Applying Boeing, which balances NLRA rights with legitimate employer interests, the board held this kind of employer restriction was neither categorically lawful or unlawful, but required individualized scrutiny. The board held that Walmart did not violate the NLRA by applying its particular dress code policy on the selling floors of its stores. In those areas, the policy's restriction on employees' right to wear some union insignia (i.e. large-format insignia) was outweighed by Walmart's specifically-articulated and legitimate business justifications for the policy.
However, the board held Walmart violated the NLRA by maintaining the policy in areas other than the selling floor, where employees did not encounter customers. In those areas, the board considered Walmart's business justifications weaker, in light of the evidence presented in the trial below, failing to outweigh the infringement on NLRA rights.
There are two primary takeaways for dress codes from Walmart. First, facially neutral dress code rules that limit the size and/or appearance of insignia that employees can wear, but do not prohibit them entirely, require an individualized showing to survive an NLRA challenge. Thus, the employer will have to make a detailed evidentiary record to present and defend its justifications. Second, such rules are likely lawful under the NLRA in customer-facing areas of the employer's operation.
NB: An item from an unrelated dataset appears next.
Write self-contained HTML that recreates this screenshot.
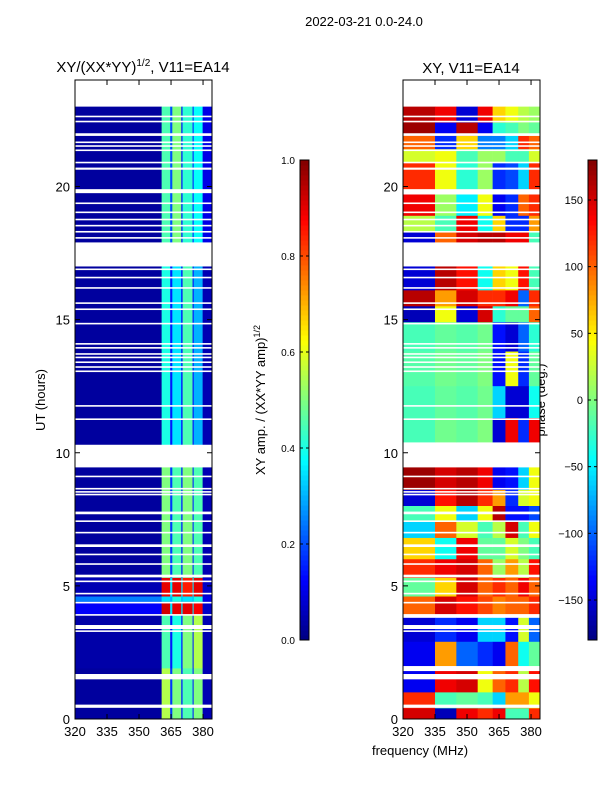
<!DOCTYPE html>
<html><head><meta charset="utf-8"><style>
body{margin:0;background:#fff;font-family:"Liberation Sans",sans-serif;}
svg text{font-family:"Liberation Sans",sans-serif;fill:#000;}
</style></head><body>
<svg id="fig" width="600" height="800" xmlns="http://www.w3.org/2000/svg">
<text x="364" y="26" font-size="13" text-anchor="middle">2022-03-21 0.0-24.0</text>
<text x="143" y="72" font-size="15" text-anchor="middle">XY/(XX*YY)<tspan font-size="10" dy="-6">1/2</tspan><tspan dy="6">, V11=EA14</tspan></text>
<text x="471" y="73" font-size="15" text-anchor="middle">XY, V11=EA14</text>
<text transform="translate(45,400) rotate(-90)" font-size="13" text-anchor="middle">UT (hours)</text>
<text x="420" y="755" font-size="13" text-anchor="middle">frequency (MHz)</text>
<text transform="translate(265,400) rotate(-90)" font-size="13" text-anchor="middle">XY amp. / (XX*YY amp)<tspan font-size="9" dy="-5">1/2</tspan></text>
<text transform="translate(545,400) rotate(-90)" font-size="13" text-anchor="middle">phase (deg.)</text>
<g id="g"></g>
</svg>
<script>
const timeRange=[0,24];
const freqRange=[320,384.2];
const xTicks=[320,335,350,365,380];
const yTicks=[0,5,10,15,20];
const ampTicks=[0.0,0.2,0.4,0.6,0.8,1.0];
const phaseTicks=[-150,-100,-50,0,50,100,150];
// amplitude freq band edges
const ampFreqEdges=[320,360.6,364.6,365.6,369.8,370.4,375.1,375.6,379.8,384.2];
// amplitude segments: [t0,t1, low, s1, gap, s2, gap, s3, gap, s4, high]
const ampSegs=[
[17.9,23.0,0.03,0.45,0.2,0.5,0.15,0.42,0.15,0.38,0.1],
[10.3,17.0,0.03,0.40,0.15,0.35,0.12,0.45,0.12,0.30,0.05],
[5.3,9.5,0.03,0.50,0.18,0.45,0.15,0.50,0.15,0.45,0.05],
[4.6,5.3,0.05,0.90,0.35,0.90,0.35,0.85,0.35,0.90,0.07],
[4.4,4.6,0.25,0.35,0.3,0.40,0.3,0.35,0.3,0.40,0.1],
[3.9,4.4,0.12,0.92,0.35,0.90,0.35,0.90,0.35,0.88,0.07],
[1.9,3.9,0.04,0.45,0.15,0.40,0.15,0.50,0.15,0.55,0.05],
[0.0,1.9,0.03,0.55,0.18,0.50,0.15,0.45,0.15,0.50,0.05]];
// phase freq bands
const phaseFreqEdges=[320,335,345,355,362,368,374,379,384.2];
const phaseSegs=[
[22.4,23.0,160,140,-150,140,60,40,20,10],
[21.9,22.4,170,-140,160,-140,-30,-20,0,-10],
[21.4,21.9,100,-120,60,-90,-90,-60,120,100],
[20.9,21.4,30,40,-20,10,10,-20,-20,30],
[19.9,20.9,120,40,-30,10,-120,-110,-60,120],
[18.9,19.7,140,10,-50,40,-140,-120,100,120],
[18.3,18.9,20,-20,140,-40,60,-120,-120,80],
[17.9,18.3,-150,100,150,160,160,140,140,-20],
[16.1,17.0,-150,160,130,-40,60,40,130,-20],
[15.5,16.1,160,80,150,120,120,140,-100,120],
[14.9,15.5,-160,40,-150,150,-30,-10,-10,100],
[13.8,14.9,-20,-10,-15,-5,-130,-150,-100,-30],
[12.5,13.8,-15,-5,-10,0,-130,40,-120,-10],
[11.3,12.5,-20,-10,-15,-5,-60,-150,-150,-40],
[10.4,11.3,-20,-5,-10,0,-150,140,-120,140],
[8.6,9.5,170,150,160,140,-140,-130,-60,40],
[8.0,8.6,-150,130,160,120,80,-120,30,40],
[7.4,8.0,-20,40,-60,40,160,-130,-130,-110],
[6.8,7.4,-60,100,30,-20,20,150,-20,40],
[6.0,6.8,60,-40,140,-10,-10,30,0,-20],
[5.3,6.0,120,140,150,100,10,80,20,130],
[4.6,5.3,-10,60,150,100,120,100,140,100],
[3.9,4.6,100,150,130,110,90,100,100,120],
[2.9,3.8,-150,-120,-140,-60,-60,-130,30,-100],
[2.0,2.9,-140,80,-100,-120,-140,100,-40,-10],
[1.0,1.8,-140,140,150,40,100,120,20,130],
[0.4,1.0,120,-20,-10,-20,-60,80,80,40],
[0.0,0.4,150,-160,140,120,140,-20,-20,120]];
// missing data intervals (hours)
const gaps=[[22.6,22.66],[22.41,22.47],[21.9,22.0],[21.63,21.69],[21.49,21.55],[21.33,21.39],[20.87,20.93],[20.63,20.71],[19.75,19.9],[19.34,19.4],[19.0,19.06],[18.73,18.79],[18.5,18.56],[18.27,18.33],[18.04,18.1],[17.0,17.9],[16.86,16.92],[16.55,16.61],[16.16,16.22],[15.59,15.65],[15.36,15.42],[14.82,14.88],[14.06,14.12],[13.91,13.97],[13.68,13.74],[13.55,13.61],[13.37,13.43],[13.19,13.25],[13.03,13.09],[11.73,11.79],[11.23,11.29],[9.76,10.3],[9.45,9.65],[9.08,9.14],[8.62,8.68],[8.5,8.56],[8.4,8.46],[7.69,7.79],[7.4,7.46],[6.97,7.03],[6.46,6.56],[6.15,6.21],[5.79,5.85],[5.32,5.42],[5.14,5.2],[4.68,4.74],[4.34,4.4],[3.88,3.94],[3.38,3.53],[3.27,3.33],[1.49,1.69],[0.42,0.54]];

function jet(v){v=Math.max(0,Math.min(1,v));
 const r=Math.max(0,Math.min(1,1.5-Math.abs(4*v-3)));
 const g=Math.max(0,Math.min(1,1.5-Math.abs(4*v-2)));
 const b=Math.max(0,Math.min(1,1.5-Math.abs(4*v-1)));
 return `rgb(${Math.round(r*255)},${Math.round(g*255)},${Math.round(b*255)})`;}
const NS="http://www.w3.org/2000/svg";
const G=document.getElementById('g');
function mk(tag,attrs,parent){const e=document.createElementNS(NS,tag);for(const k in attrs)e.setAttribute(k,attrs[k]);(parent||G).appendChild(e);return e;}
const AX={top:80,bot:719};
function yS(t){return AX.bot-(t-timeRange[0])/(timeRange[1]-timeRange[0])*(AX.bot-AX.top);}
function makeX(x0,x1){return f=>x0+(f-freqRange[0])/(freqRange[1]-freqRange[0])*(x1-x0);}

function panel(name,x0,x1,edges,segs,valFn){
 const xS=makeX(x0,x1);
 const g=mk('g',{});
 
 
 segs.forEach(s=>{
  for(let i=0;i<edges.length-1;i++){
   const r=mk('rect',{x:xS(edges[i]),y:yS(s[1]),width:xS(edges[i+1])-xS(edges[i])+0.3,height:yS(s[0])-yS(s[1])+0.3,fill:jet(valFn(s[2+i]))},g);
   
   
  }
 });
 gaps.forEach(gp=>{
  const r=mk('rect',{x:x0,y:yS(gp[1]),width:x1-x0,height:yS(gp[0])-yS(gp[1]),fill:'#fff'},g);
  
  
 });
 const fr=mk('rect',{x:x0,y:AX.top,width:x1-x0,height:AX.bot-AX.top,fill:'none',stroke:'#000','stroke-width':1});
 
 
 xTicks.forEach(t=>{const x=xS(t);
  mk('line',{x1:x,x2:x,y1:AX.bot,y2:AX.bot-5,stroke:'#000'});
  mk('line',{x1:x,x2:x,y1:AX.top,y2:AX.top+5,stroke:'#000'});
  const tx=mk('text',{x:x,y:AX.bot+17,'font-size':13,'text-anchor':'middle'});tx.textContent=t;
  
  
 });
 yTicks.forEach(t=>{const y=yS(t);
  mk('line',{x1:x0,x2:x0+5,y1:y,y2:y,stroke:'#000'});
  mk('line',{x1:x1,x2:x1-5,y1:y,y2:y,stroke:'#000'});
  const tx=mk('text',{x:x0-5,y:y+5,'font-size':13,'text-anchor':'end'});tx.textContent=t;
  
  
 });
}
panel('amplitude',75,212,ampFreqEdges,ampSegs,v=>v);
panel('phase',403,540,phaseFreqEdges,phaseSegs,v=>(v+180)/360);

function cbar(name,x,ticks,lo,hi,fmt){
 const g=mk('g',{});
 
 
 const N=96,top=160,bot=640,w=9;
 for(let i=0;i<N;i++){mk('rect',{x:x,y:bot-(i+1)*(bot-top)/N,width:w,height:(bot-top)/N+0.5,fill:jet((i+0.5)/N)},g);}
 mk('rect',{x:x,y:top,width:w,height:bot-top,fill:'none',stroke:'#000'},g);
 ticks.forEach(t=>{const y=bot-(t-lo)/(hi-lo)*(bot-top);
  mk('line',{x1:x,x2:x+3,y1:y,y2:y,stroke:'#000'},g);
  mk('line',{x1:x+w,x2:x+w-3,y1:y,y2:y,stroke:'#000'},g);
  const tx=mk('text',{x:x-5,y:y+4,'font-size':fmt?10:11,'text-anchor':'end'},g);
  tx.textContent=fmt?t.toFixed(1):(t<0?'\u2212'+(-t):t);
  
  
 });
}
cbar('amplitude-colorbar',300,ampTicks,0,1,true);
cbar('phase-colorbar',588,phaseTicks,-180,180,false);
</script>
</body></html>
Each of these three end-of-year decisions by the board featured detailed and well-articulated opinions, both by the board majority and by Member McFerran in dissent. The board members, collectively and individually, should be commended as public servants for issuing a large number of opinions in December 2019, including these, in following the board's end-of-term tradition. This most recent end-of-term comprised a lot of hard work by the board members and their staffs.